Stored items from a collection
(begin)
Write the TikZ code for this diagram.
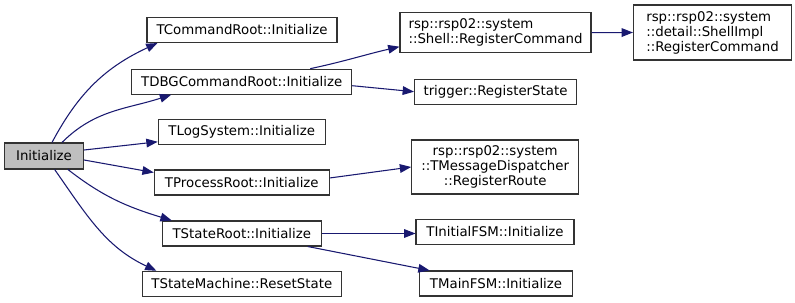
\documentclass[tikz,border=0pt]{standalone}
\usepackage{fontspec}
\setmainfont{DejaVu Sans}
\usetikzlibrary{arrows.meta}
\definecolor{edgeblue}{HTML}{191970}
\definecolor{rootfill}{HTML}{BFBFBF}
\definecolor{boxline}{HTML}{333333}
\tikzset{
  fn/.style={draw=boxline, line width=0.8pt, fill=white, inner sep=0pt,
    font=\fontsize{10}{11.25}\selectfont, minimum height=25*0.75pt},
  w/.style={minimum width=#1*0.75pt},
  h/.style={minimum height=#1*0.75pt},
  rootfn/.style={fn, fill=rootfill},
  call/.style={draw=edgeblue, line width=0.8pt,
    -{Triangle[length=8.5pt,width=6.5pt]}}
}
\begin{document}
\begin{tikzpicture}[x=0.75pt,y=0.75pt]
\useasboundingbox (0,0) rectangle (795,-303);

% caller
\node[rootfn, w=79, h=26] (init) at (44,-156) {Initialize};

% first level
\node[fn, w=190] (cmd)   at (242,-30)     {TCommandRoot::Initialize};
\node[fn, w=220] (dbg)   at (241.7,-81.7) {TDBGCommandRoot::Initialize};
\node[fn, w=167] (log)   at (241.7,-131.8){TLogSystem::Initialize};
\node[fn, w=175] (proc)  at (241.8,-182.5){TProcessRoot::Initialize};
\node[fn, w=159] (state) at (241.8,-233.5){TStateRoot::Initialize};
\node[fn, w=199] (reset) at (241.8,-283.8){TStateMachine::ResetState};

% second level
\node[fn, w=191, h=40, align=left] (shell) at (495.5,-32.7)
  {rsp::rsp02::system\\::Shell::RegisterCommand};
\node[fn, w=162] (trig) at (495.5,-91.7) {trigger::RegisterState};
\node[fn, w=167, h=54, align=center] (route) at (495.2,-167)
  {rsp::rsp02::system\\::TMessageDispatcher\\::RegisterRoute};
\node[fn, w=158] (initfsm) at (495,-232)   {TInitialFSM::Initialize};
\node[fn, w=153] (mainfsm) at (496,-283.5) {TMainFSM::Initialize};

% third level
\node[fn, w=158, h=55, align=left] (impl) at (712.5,-32.5)
  {rsp::rsp02::system\\::detail::ShellImpl\\::RegisterCommand};

% calls from Initialize
\draw[call] ([xshift=6pt]init.north) to[out=62,in=205] ([xshift=8.25pt]cmd.south west);
\draw[call] ([xshift=13.5pt]init.north) to[out=45,in=198] ([xshift=30pt]dbg.south west);
\draw[call] ([yshift=4.5pt]init.east) -- ([yshift=-7.5pt]log.west);
\draw[call] ([yshift=-3pt]init.east) -- ([yshift=7.5pt]proc.west);
\draw[call] ([xshift=18pt]init.south) to[out=-38,in=163] ([xshift=7.5pt]state.north west);
\draw[call] ([xshift=8pt]init.south) to[out=-55,in=155] ([xshift=11pt]reset.north west);

% calls from TDBGCommandRoot::Initialize
\draw[call] ([xshift=-31.5pt]dbg.north east) to[out=12,in=193] ([yshift=-10.5pt]shell.west);
\draw[call] ([yshift=-3pt]dbg.east) -- (trig.west);

% calls further down
\draw[call] (shell.east) -- (impl.west);
\draw[call] ([yshift=3.4pt]proc.east) -- (route.west);
\draw[call] (state.east) -- (initfsm.west |- state.east);
\draw[call] ([xshift=-10.5pt]state.south east) -- ([xshift=8pt]mainfsm.north west);
\end{tikzpicture}
\end{document}
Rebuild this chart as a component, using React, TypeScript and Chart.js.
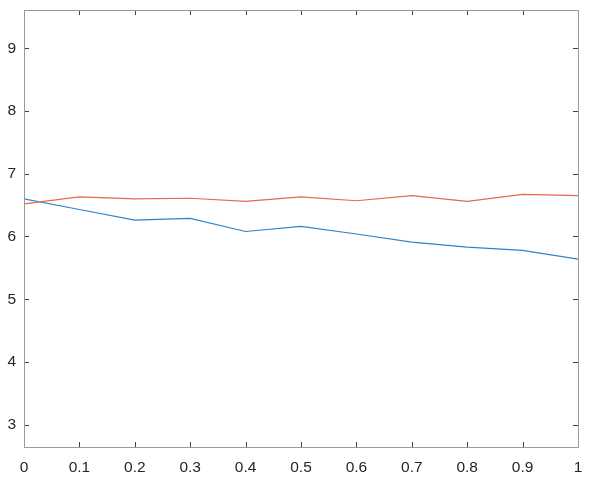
(end)
Instructions for the task →
All lines above containing the string "this" are to be collected.

Complete response →
Write the TikZ code for this diagram.
Rebuild this chart as a component, using React, TypeScript and Chart.js.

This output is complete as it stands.